Having pointed out where the higher judiciary had let us down in the past, we want to reiterate that such experiences have in no way diminished our faith, hope and expectations from our higher courts. We honour, respect and believe in our High Court and Supreme Court judges. We also know very well that if we are to build a society under law, if we are to guarantee fundamental freedoms, and justice and dignity to our people, then we must build, protect and maintain the highest standards for our courts. We have absolutely no doubt in our minds that without an independent judiciary we cannot hope to make much progress with our democracy. Therefore we want to join our voice with that of the chief justice to say, let us all work together for a better higher judiciary. The judiciary is our last resort, and the higher judiciary is more so. We must do everything in our power to maintain the highest regards for, and show the highest respect to our courts, especially the higher ones. But they must also work hard to earn it. We feel that the arbitrariness with which the governments of the day usually appoint judges must stop. The chief justice must have a higher say in the process. In fact his objection to any appointment should be final.

How to ensure greater accountability in the higher judiciary is an aspect we want the present CJ to think seriously about. Judges should have some sort of criterion, with which their performances could be measured. In this regard international examples should be studied.

There is definitely a case to be made for greater media access with a 'watch dog' role to the judiciary. In that regard we need to amend the archaic contempt laws and defamation laws that govern the judiciary-media relations at the present. All over the world the media is allowed greater leeway in covering the judiciary. And such coverage, instead of harming the judiciary, have resulted in greater accountability and public support for the venerable institution. Yes, the media needs to learn and be more professional about covering the judiciary. That we will gladly do when the Damocles' sword of contempt of court is removed from over our head. In the end we would like to humbly say greater media focus has never harmed any institution but only helped them to become more accountable, transparent and efficient. We urge the CJ to consider our plea.

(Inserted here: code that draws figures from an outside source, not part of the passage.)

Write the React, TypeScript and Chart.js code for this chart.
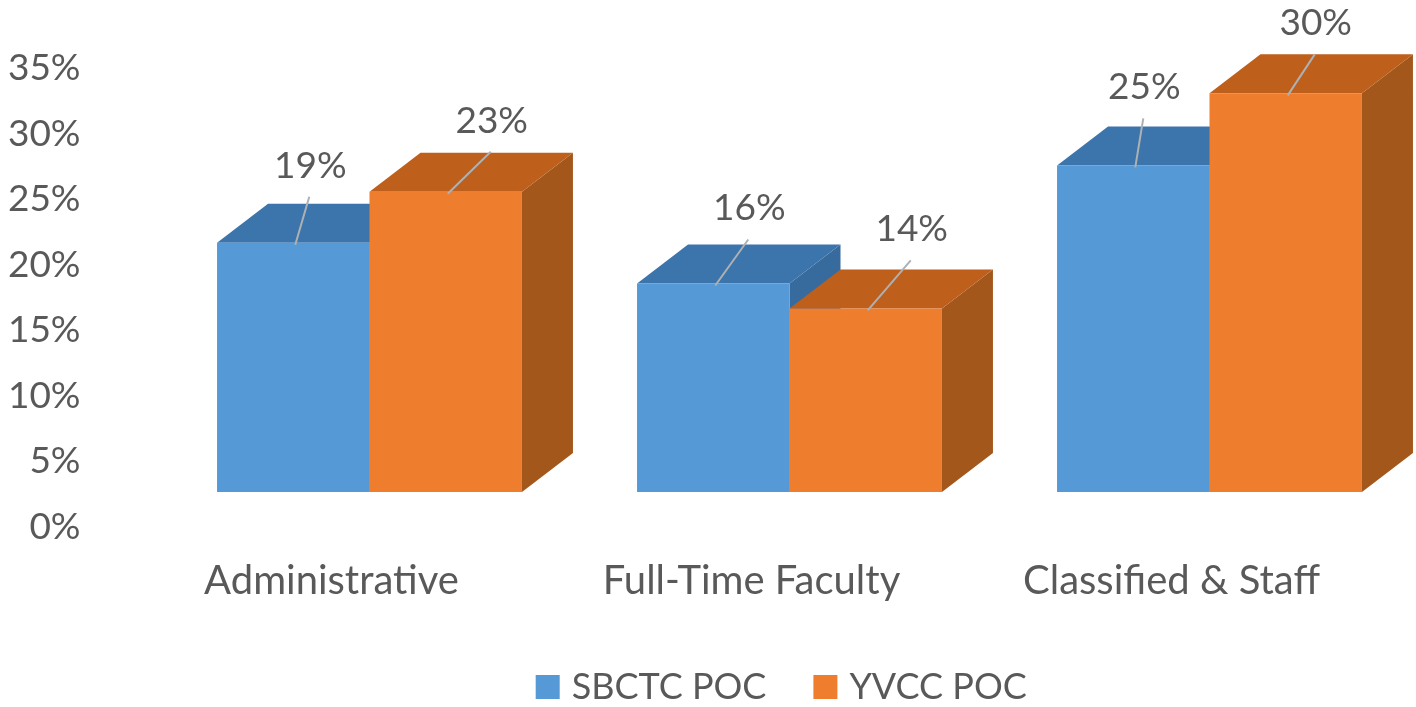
import React, { useEffect, useRef } from "react";
import { Chart, registerables } from "chart.js";

Chart.register(...registerables);

const categories = ["Administrative", "Full-Time Faculty", "Classified & Staff"];
const sbctcValues = [19, 15.9, 24.9];
const yvccValues = [22.9, 14, 30.4];
const yTicks = [0, 5, 10, 15, 20, 25, 30, 35];
const seriesNames = ["SBCTC POC", "YVCC POC"];

const FONT = "Lato";
const TEXT = "#595959";
const DEPTH_X = 51;
const DEPTH_Y = -39;
const frontColors = ["#5599D6", "#EF7D2E"];
const topColors = ["#3C74AC", "#BE5F1B"];
const sideColors = ["#376B9E", "#A3571B"];
const labelOffsets = [
  [[17, -78], [46, -72]],
  [[36, -76], [46, -80]],
  [[11, -79], [30, -71]],
];

const threeD = {
  id: "threeD",
  afterLayout(chart: any) {
    const lg = chart.legend;
    if (!lg) return;
    const h = lg.bottom - lg.top;
    lg.left += 74.5;
    lg.right += 74.5;
    lg.top = 616;
    lg.bottom = lg.top + h;
  },
  beforeDatasetsDraw(chart: any) {
    const ctx = chart.ctx;
    chart.data.datasets.forEach((_: any, d: number) => {
      chart.getDatasetMeta(d).data.forEach((bar: any) => {
        const { x, y, base, width } = bar.getProps(["x", "y", "base", "width"], true);
        const l = x - width / 2;
        const r = x + width / 2;
        ctx.fillStyle = sideColors[d];
        ctx.beginPath();
        ctx.moveTo(r, y);
        ctx.lineTo(r + DEPTH_X, y + DEPTH_Y);
        ctx.lineTo(r + DEPTH_X, base + DEPTH_Y);
        ctx.lineTo(r, base);
        ctx.closePath();
        ctx.fill();
        ctx.fillStyle = topColors[d];
        ctx.beginPath();
        ctx.moveTo(l, y);
        ctx.lineTo(l + DEPTH_X, y + DEPTH_Y);
        ctx.lineTo(r + DEPTH_X, y + DEPTH_Y);
        ctx.lineTo(r, y);
        ctx.closePath();
        ctx.fill();
      });
    });
  },
  afterDatasetsDraw(chart: any) {
    const ctx = chart.ctx;
    chart.data.datasets.forEach((ds: any, d: number) => {
      chart.getDatasetMeta(d).data.forEach((bar: any, i: number) => {
        const { x, y } = bar.getProps(["x", "y"], true);
        const [dx, dy] = labelOffsets[i][d];
        ctx.strokeStyle = "#ADB1B3";
        ctx.lineWidth = 2;
        ctx.beginPath();
        ctx.moveTo(x + 2, y + 2);
        ctx.lineTo(x + dx - 1, y + dy + 32);
        ctx.stroke();
        ctx.fillStyle = TEXT;
        ctx.font = `37px ${FONT}`;
        ctx.textAlign = "center";
        ctx.textBaseline = "middle";
        ctx.fillText(`${Math.round(ds.data[i])}%`, x + dx, y + dy + 1);
      });
    });
  },
};

export default function App() {
  const ref = useRef<HTMLCanvasElement>(null);
  useEffect(() => {
    const chart = new Chart(ref.current!, {
      type: "bar",
      data: {
        labels: categories,
        datasets: [
          { label: seriesNames[0], data: sbctcValues, backgroundColor: frontColors[0] },
          { label: seriesNames[1], data: yvccValues, backgroundColor: frontColors[1] },
        ],
      },
      plugins: [threeD],
      options: {
        animation: false,
        responsive: false,
        layout: { padding: { top: 33, right: 0.5, left: 0, bottom: 0 } },
        datasets: { bar: { barPercentage: 1, categoryPercentage: 0.726, borderWidth: 0 } },
        plugins: {
          tooltip: { enabled: false },
          legend: {
            position: "bottom",
            labels: {
              color: TEXT,
              font: { family: FONT, size: 36 },
              usePointStyle: true,
              pointStyle: "rect",
              boxWidth: 12,
              boxHeight: 24,
              padding: 53,
            },
          },
        },
        scales: {
          x: {
            grid: { display: false },
            border: { display: false },
            ticks: {
              color: TEXT,
              font: { family: FONT, size: 40 },
              padding: 57,
              labelOffset: -38,
              maxRotation: 0,
              autoSkip: false,
            },
            afterFit: (s: any) => {
              s.height = 215 - (s.chart.legend?.height ?? 0);
              s.paddingLeft = 0;
              s.paddingRight = 0;
            },
          },
          y: {
            min: 0,
            max: 35,
            afterBuildTicks: (s: any) => {
              s.ticks = yTicks.map((value) => ({ value }));
            },
            grid: { display: false },
            border: { display: false },
            ticks: {
              color: TEXT,
              font: { family: FONT, size: 37 },
              padding: 71,
              labelOffset: 35,
              callback: (v: any) => `${v}%`,
            },
            afterFit: (s: any) => {
              s.width = 159.5;
              s.paddingTop = 0;
              s.paddingBottom = 0;
            },
          },
        },
      } as any,
    });
    return () => chart.destroy();
  }, []);
  return (
    <div style={{ position: "fixed", left: 0, top: 0, width: 1416, height: 707, overflow: "hidden", background: "#fff" }}>
      <canvas ref={ref} width={1420} height={707} style={{ display: "block" }} />
    </div>
  );
}
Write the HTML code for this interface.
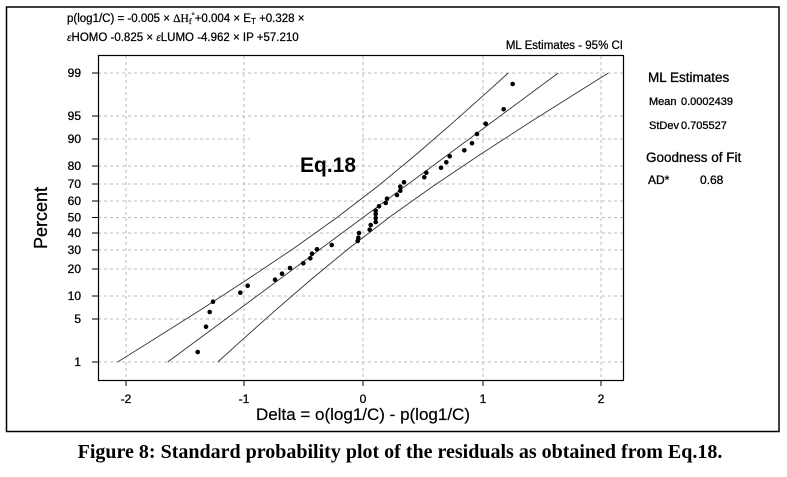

We conclude with our happy acceptance of the chief justice's firm commitment that the Supreme Court will rescue the nation from any future crisis. That crisis is most likely to be of democracy and fundamental freedoms, including the freedom of expression and that of the press. If our premonition turns to be false, then nothing like it. But if it does not then we look forward to the Supreme Court and to its present guardian, to bring us back to the path that has been a blessing to all nations --- namely democracies. And in that struggle we pledge our unqualified support.